Das wiederum ruft die Bauern auf den Plan. Denn der neue Sprit, hergestellt aus Weizen oder Zuckerrüben, verspricht gute Geschäfte: "Die Erzeugung von Biokraftstoffen ist ein wichtiger Wirtschaftszweig", sagt Bauernpräsident Gerd Sonnleitner, "gerade für die Landwirtschaft."

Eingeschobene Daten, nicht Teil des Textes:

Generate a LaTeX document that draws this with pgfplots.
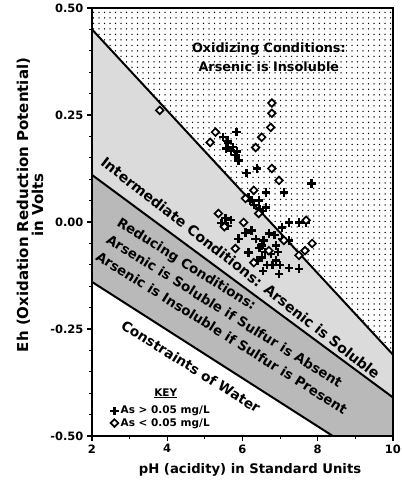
\documentclass[border=0pt]{standalone}
\usepackage{fontspec}
\setmainfont{DejaVu Sans}
\usepackage{pgfplots}
\pgfplotsset{compat=1.18}
\usetikzlibrary{patterns.meta}
\newcommand{\fs}[1]{\fontsize{#1}{#1}\selectfont}
\pgfdeclareplotmark{bigplus}{%
  \pgfsetlinewidth{2.3pt}\pgfsetbuttcap
  \pgfpathmoveto{\pgfqpoint{-\pgfplotmarksize}{0pt}}\pgfpathlineto{\pgfqpoint{\pgfplotmarksize}{0pt}}%
  \pgfpathmoveto{\pgfqpoint{0pt}{-\pgfplotmarksize}}\pgfpathlineto{\pgfqpoint{0pt}{\pgfplotmarksize}}%
  \pgfusepathqstroke}
\pgfdeclareplotmark{bigdiamond}{%
  \pgfsetlinewidth{1.7pt}\pgfsetfillcolor{white}%
  \pgfpathmoveto{\pgfqpoint{0pt}{\pgfplotmarksize}}\pgfpathlineto{\pgfqpoint{\pgfplotmarksize}{0pt}}%
  \pgfpathlineto{\pgfqpoint{0pt}{-\pgfplotmarksize}}\pgfpathlineto{\pgfqpoint{-\pgfplotmarksize}{0pt}}\pgfpathclose
  \pgfusepathqfillstroke}
\begin{document}
\begin{tikzpicture}
\begin{axis}[
  scale only axis, width=301pt, height=428pt,
  xmin=2, xmax=10, ymin=-0.5, ymax=0.5,
  axis on top, axis line style={line width=1.8pt},
  tick pos=left, tick align=outside,
  major tick length=5pt, minor tick length=3pt,
  every tick/.style={line width=1.2pt, black},
  xtick={2,4,6,8,10}, xticklabels={2,4,6,8,10},
  minor xtick={3,5,7,9},
  ytick={-0.5,-0.25,0,0.25,0.5}, yticklabels={-0.50,-0.25,0.00,0.25,0.50},
  minor ytick={-0.45,-0.4,-0.35,-0.3,-0.2,-0.15,-0.1,-0.05,0.05,0.1,0.15,0.2,0.3,0.35,0.4,0.45},
  ticklabel style={font=\bfseries\fs{11.5}},
  xlabel={pH (acidity) in Standard Units},
  xlabel style={font=\bfseries\fs{13.2}, at={(axis description cs:0.525,0)}, anchor=north, yshift=-24pt},
  ylabel={Eh (Oxidation Reduction Potential)\\in Volts},
  ylabel style={font=\bfseries\fs{15}, align=center, at={(axis description cs:-0.206,0.54)}, anchor=center, rotate=0},
  legend style={at={(axis description cs:0.06,0.075)}, anchor=north west, draw=none, fill=none,
    font=\bfseries\fs{10.5}, row sep=-1pt, inner sep=0pt},
  legend cell align=left,
]
% regions
\addplot[draw=none, pattern={Dots[distance=5.5pt, radius=0.75pt]}, forget plot]
  coordinates {(2,0.45) (2,0.5) (10,0.5) (10,-0.31)} -- cycle;
\addplot[draw=none, fill=gray!28, forget plot]
  coordinates {(2,0.45) (10,-0.31) (10,-0.41) (2,0.11)} -- cycle;
\addplot[draw=none, fill=gray!55, forget plot]
  coordinates {(2,0.11) (10,-0.41) (10,-0.5) (8.4,-0.5) (2,-0.14)} -- cycle;
% boundaries
\addplot[black, line width=2pt, forget plot] coordinates {(2,0.45) (10,-0.31)};
\addplot[black, line width=2pt, forget plot] coordinates {(2,0.11) (10,-0.41)};
\addplot[black, line width=2pt, forget plot] coordinates {(2,-0.14) (8.4,-0.5)};
% data
\addplot[only marks, mark=bigplus, mark size=4.2pt, black] coordinates {
(5.84,0.210) (5.49,0.198) (5.62,0.184) (5.70,0.167) (5.81,0.156) (5.89,0.144)
(5.57,0.172) (6.11,0.114) (6.38,0.125) (7.10,0.069) (7.83,0.090) (6.62,0.069)
(6.16,0.057) (6.43,0.050) (6.62,0.034) (7.23,-0.001) (7.05,-0.013) (7.50,-0.001)
(7.69,-0.001) (6.70,-0.027) (6.24,-0.020) (6.08,-0.025) (6.51,-0.055) (6.89,-0.055)
(7.23,-0.043) (6.16,-0.071) (6.51,-0.083) (6.89,-0.090) (7.23,-0.107) (6.97,-0.121)
(7.50,-0.109) (5.70,0.004) (5.44,-0.003) (5.89,-0.039) (6.56,-0.043)
(6.35,-0.040) (6.45,-0.060) (6.60,-0.070) (6.75,-0.075) (6.80,-0.100) (6.65,-0.100)
(6.95,-0.070) (7.00,-0.100) (6.40,-0.090) (6.55,-0.115) (7.05,-0.040) (6.85,-0.030)
(6.20,0.050) (6.30,0.040) (6.45,0.030) (6.55,0.025) (5.60,0.190) (5.75,0.175)
(5.85,0.165) (5.55,0.010) (5.60,-0.010)
};
\addlegendentry{As > 0.05 mg/L}
\addplot[only marks, mark=bigdiamond, mark size=3.8pt, black] coordinates {
(3.80,0.261) (6.78,0.278) (6.78,0.254) (6.75,0.221) (6.51,0.198) (6.35,0.174)
(5.28,0.210) (5.14,0.186) (6.78,0.125) (6.97,0.097) (5.36,0.020) (5.52,-0.011)
(6.30,0.074) (6.08,0.055) (6.43,0.020) (7.69,0.004) (7.85,-0.050) (7.66,-0.067)
(7.50,-0.078) (6.30,-0.095) (6.70,-0.067) (5.81,-0.062) (7.10,-0.043) (6.03,-0.001)
};
\addlegendentry{As < 0.05 mg/L}
% texts
\node[font=\bfseries\fs{12.8}, align=center, text depth=0pt, inner sep=0pt, execute at begin node=\setlength{\baselineskip}{19pt}]
  at (axis cs:6.70,0.385) {Oxidizing Conditions:\\Arsenic is Insoluble};
\node[font=\bfseries\fs{14.2}, rotate=-38, inner sep=0pt]
  at (axis cs:5.95,-0.107) {Intermediate Conditions: Arsenic is Soluble};
\node[font=\bfseries\fs{13.4}, rotate=-32, align=left, anchor=north west, inner sep=0pt, execute at begin node=\setlength{\baselineskip}{20pt}]
  at (axis cs:2.78,0.013) {Reducing Conditions:\\Arsenic is Soluble if Sulfur is Absent\\Arsenic is Insoluble if Sulfur is Present};
\node[font=\bfseries\fs{13.7}, rotate=-32, inner sep=0pt]
  at (axis cs:4.63,-0.338) {Constraints of Water};
\node[font=\bfseries\fs{10.5}, inner sep=0pt]
  at (axis cs:3.96,-0.40) {\underline{KEY}};
\end{axis}
\pgfresetboundingbox
\path ([shift={(-92pt,-55pt)}]current axis.south west) rectangle ([shift={(9pt,8pt)}]current axis.north east);
\end{tikzpicture}
\end{document}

Viele Bauern haben ihre Betriebe inzwischen auf Biokraftstoffe umgestellt - nun bangen sie um den Absatz. Die Tankstellen-Branche müsse "endlich aktiv über E10 aufklären", fordert Sonnleitner. Das freilich hat sich bisher so mancher Tankwart gespart, aus Angst, den falschen Sprit zu empfehlen.

Eine Liste jener Fahrzeuge, die ihn nicht vertragen, gibt es zwar - allerdings bislang nur im Internet (http://www.dat.de/e10liste/e10vertraeglichkeit.pdf). An den Tankstellen wird sie gerade erst ausgelegt.

Auch für die Bundesregierung könnte die E10-Einführung so zur großen Schlappe zu werden. Zwar ist es ganz alleine Sache der Mineralölfirmen, ihre gesetzliche Biosprit-Quote zu erfüllen - E10 ist nur ein möglicher Weg dazu. Hinter vorgehaltener Hand reden manche Firmen aber auch schon über die Alternative: die Zahlung von Strafen.

Und weil diese Kosten sicher an die Kunden weitergereicht würden, würde dies letztlich wie eine versteckte Erhöhung der Mineralölsteuer wirken. Und das kommt derzeit gar nicht gut an.